- Title card (2003–2004)
- Written by: Karen Dunbar Gordon Robertson Graeme Sutherland
- Directed by: Ron Bain Iain Davidson
- Starring: Karen Dunbar Tom Urie Gabriel Quigley Marj Hogarth Sandy Welch James Young Leah MacRae Donald McLeary
- Country of origin: United Kingdom (Scotland)
- No. of series: 4
- No. of episodes: 22

Production
- Running time: 30 minutes

Original release
- Network: BBC One Scotland
- Release: 9 January 2003 – 7 April 2006

= The Karen Dunbar Show =

Scottish comedy sketch show

The Karen Dunbar Show was a Scottish comedy sketch show that aired on BBC One Scotland, starring comedian and actress Karen Dunbar. It was produced by BBC Scotland.
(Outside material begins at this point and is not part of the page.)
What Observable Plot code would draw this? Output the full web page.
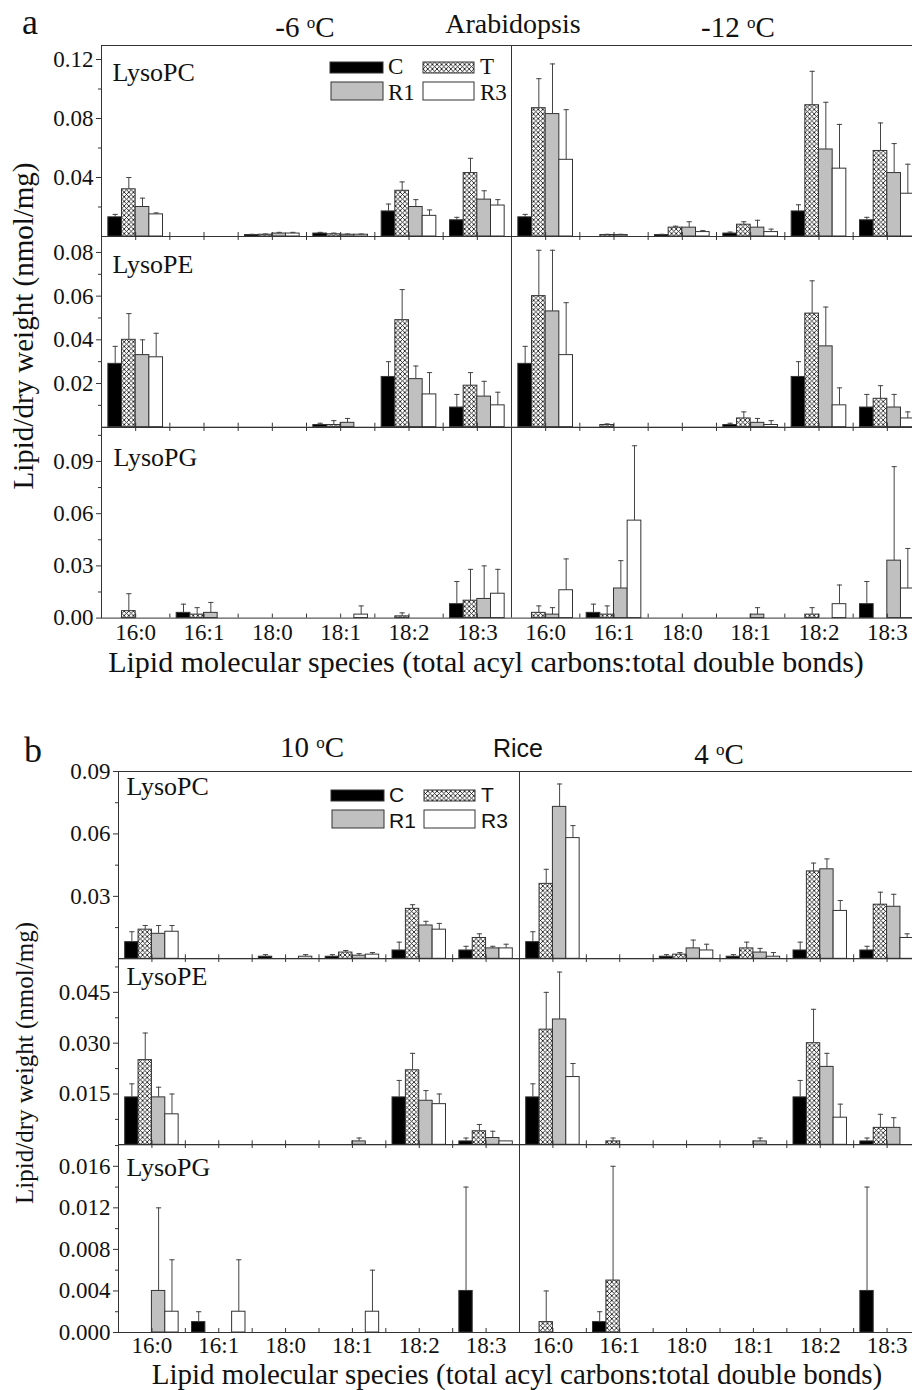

It also starred actor and musician Tom Urie.

==Concept==
Recurring characters in the show included Shoeless Josie, a blonde drunkard, often seen carrying a bag of chips, and Almost Angelic, a Pub 'n' Club duo from Ayrshire, consisting of Angela Silvery and her tolerant husband Ricky.

==Episodes==
There have been three series of 6 episodes each (2003–2005) and one, the 2006 series, consisting of four. Directors included Ron Bain and Iain Davidson. Writers contributed to the series included: Gordon Robertson (2005), Graeme Sutherland (2003–2005) and Ben Verth (2005).
- Series 1: 9 January 2003 to 12 February 2003.
- Series 2: 20 February 2004 to 26 March 2004.
- Series 3: 20 May 2005 to 24 June 2005.
- Series 4: 17 March 2006 to 7 April 2006.

==DVD release==
Only Series 1 has received a DVD release (in the UK).